US and Canadian military commanders are reviewing whether to maintain elaborate air defenses set up after the attacks of September 11, 2001, a spokesman said on Friday.
The North American Aerospace Defense Command (NORAD) launched the review to examine the threat of a possible terrorist attack from the air and possible changes to the current post-9/11 mission, the command's spokesman said.
"There is an assessment ongoing," Michael Kucharek of NORAD told AFP.
"The threat environment, the intelligence we get — a lot of things change over time," he said. "The fact that we're doing the assessment should not come as a surprise to anyone."
The current mission, launched after the 2001 Al-Qaeda attacks using hijacked airliners, involves a fleet of fighter jets, refueling planes and airborne radar and hundreds of US and Canadian service members manning the operation across North America.
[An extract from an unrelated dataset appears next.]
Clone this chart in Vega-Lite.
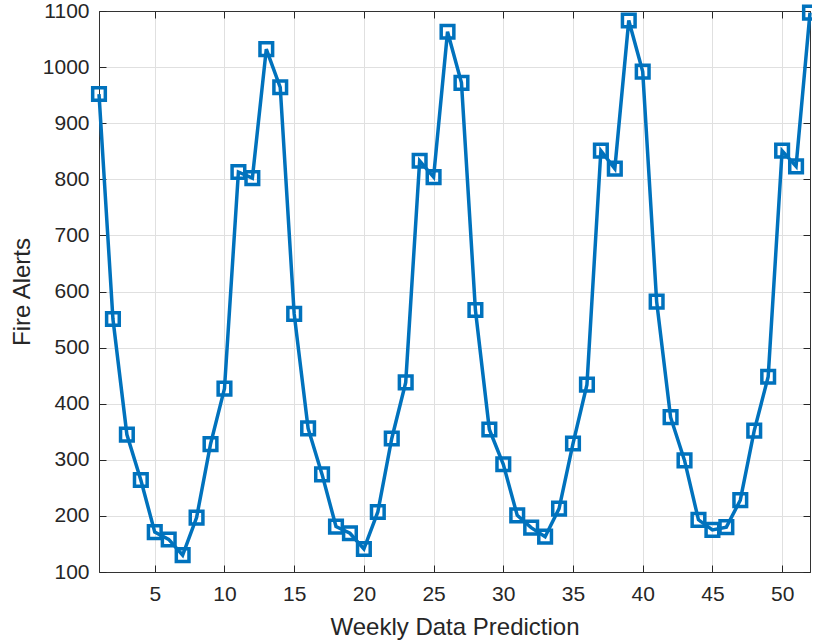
{
  "$schema": "https://vega.github.io/schema/vega-lite/v6.json",
  "autosize": "none",
  "padding": {"left": 99, "top": 11, "right": 2, "bottom": 71},
  "width": 711,
  "height": 561,
  "background": "white",
  "config": {
    "view": {"stroke": "#333333", "strokeWidth": 1},
    "font": "Liberation Sans",
    "axis": {
      "labelFont": "Liberation Sans",
      "titleFont": "Liberation Sans",
      "labelFontSize": 21,
      "titleFontSize": 24,
      "labelColor": "#262626",
      "titleColor": "#262626",
      "titleFontWeight": "normal",
      "domainColor": "#333333",
      "tickColor": "#262626",
      "tickWidth": 1,
      "gridColor": "#e0e0e0",
      "gridOpacity": 1,
      "tickSize": -7,
      "format": "d",
      "zindex": 1
    }
  },
  "data": {
    "values": [
      {"week": 1, "alerts": 952}, {"week": 2, "alerts": 551}, {"week": 3, "alerts": 345},
      {"week": 4, "alerts": 264}, {"week": 5, "alerts": 171}, {"week": 6, "alerts": 158},
      {"week": 7, "alerts": 130}, {"week": 8, "alerts": 197}, {"week": 9, "alerts": 328},
      {"week": 10, "alerts": 427}, {"week": 11, "alerts": 813}, {"week": 12, "alerts": 802},
      {"week": 13, "alerts": 1032}, {"week": 14, "alerts": 964}, {"week": 15, "alerts": 560},
      {"week": 16, "alerts": 356}, {"week": 17, "alerts": 274}, {"week": 18, "alerts": 181},
      {"week": 19, "alerts": 169}, {"week": 20, "alerts": 141}, {"week": 21, "alerts": 207},
      {"week": 22, "alerts": 338}, {"week": 23, "alerts": 438}, {"week": 24, "alerts": 833},
      {"week": 25, "alerts": 804}, {"week": 26, "alerts": 1063}, {"week": 27, "alerts": 972},
      {"week": 28, "alerts": 567}, {"week": 29, "alerts": 354}, {"week": 30, "alerts": 292},
      {"week": 31, "alerts": 201}, {"week": 32, "alerts": 179}, {"week": 33, "alerts": 163},
      {"week": 34, "alerts": 213}, {"week": 35, "alerts": 329}, {"week": 36, "alerts": 434},
      {"week": 37, "alerts": 851}, {"week": 38, "alerts": 819}, {"week": 39, "alerts": 1083},
      {"week": 40, "alerts": 992}, {"week": 41, "alerts": 582}, {"week": 42, "alerts": 376},
      {"week": 43, "alerts": 299}, {"week": 44, "alerts": 193}, {"week": 45, "alerts": 175},
      {"week": 46, "alerts": 180}, {"week": 47, "alerts": 228}, {"week": 48, "alerts": 352},
      {"week": 49, "alerts": 448}, {"week": 50, "alerts": 851}, {"week": 51, "alerts": 823},
      {"week": 52, "alerts": 1097}
    ]
  },
  "layer": [
    {
      "mark": {"type": "line", "color": "#0072BD", "strokeWidth": 3.5, "clip": false},
      "encoding": {
        "x": {
          "field": "week", "type": "quantitative",
          "scale": {"domain": [1, 52], "nice": false, "zero": false},
          "axis": {"values": [5, 10, 15, 20, 25, 30, 35, 40, 45, 50], "title": "Weekly Data Prediction", "grid": true, "labelPadding": 18, "titlePadding": 11, "zindex": 0}
        },
        "y": {
          "field": "alerts", "type": "quantitative",
          "scale": {"domain": [100, 1100], "nice": false, "zero": false},
          "axis": {"values": [100, 200, 300, 400, 500, 600, 700, 800, 900, 1000, 1100], "title": "Fire Alerts", "grid": true, "labelPadding": 17, "titlePadding": 8, "zindex": 0}
        }
      }
    },
    {
      "mark": {"type": "point", "shape": "square", "filled": false, "color": "#0072BD", "strokeWidth": 3.5, "size": 160, "opacity": 1, "clip": false},
      "encoding": {
        "x": {
          "field": "week", "type": "quantitative",
          "axis": {"orient": "top", "values": [5, 10, 15, 20, 25, 30, 35, 40, 45, 50], "labels": false, "title": null, "grid": false}
        },
        "y": {
          "field": "alerts", "type": "quantitative",
          "axis": {"orient": "right", "values": [100, 200, 300, 400, 500, 600, 700, 800, 900, 1000, 1100], "labels": false, "title": null, "grid": false}
        }
      }
    }
  ],
  "resolve": {"axis": {"x": "independent", "y": "independent"}}
}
The review comes as the stretched US military struggles to keep up with the demands of wars in Iraq and Afghanistan, with officials looking for ways to use limited resources more efficiently.
Improvements in security measures at airports and intelligence gathering on potential threats may allow for a scaling back of the costly mission, but there was "no predetermined outcome" of NORAD's assessment, Kucharek said.
The review, which is due in 2010, will consider "the number of alert sites, the resources in terms of the aircraft that are tasked to those alert sites, the number of personnel supporting each of those alert sites, the amount of money that's being programmed to fund the current homeland defense posture for NORAD," he said.
The air defense operation has already been reduced compared to the months immediately following the September 11 attacks, when Islamic militants crashed hijacked airliners into the two towers of the World Trade Center in New York and the Pentagon in Washington, killing nearly 3,000 people.
A fourth hijacked plane crashed in a field in Pennsylvania.
NORAD ended regular combat air patrols over cities in 2006, and instead introduced sporadic or "irregular" combat patrols, according to Kucharek.
As the Colorado-based NORAD is a joint command that answers to both Washington and Ottawa, any change to air defenses would have to be agreed by both the US and Canadian governments.
"Both governments need to agree about what the force structure will look like," he said.
The review was first reported earlier Friday by the New York Times.
"The fighter force is extremely expensive, so you always have to ask yourself the question 'How much is enough?'" Major General Pierre Forgues, the Canadian who oversees NORAD, told the Times.
NORAD's budget is about 150 million dollars a year but the cost of the air defense operation was difficult to measure as the US Air National Guard played a major role but received separate funding, Kucharek said.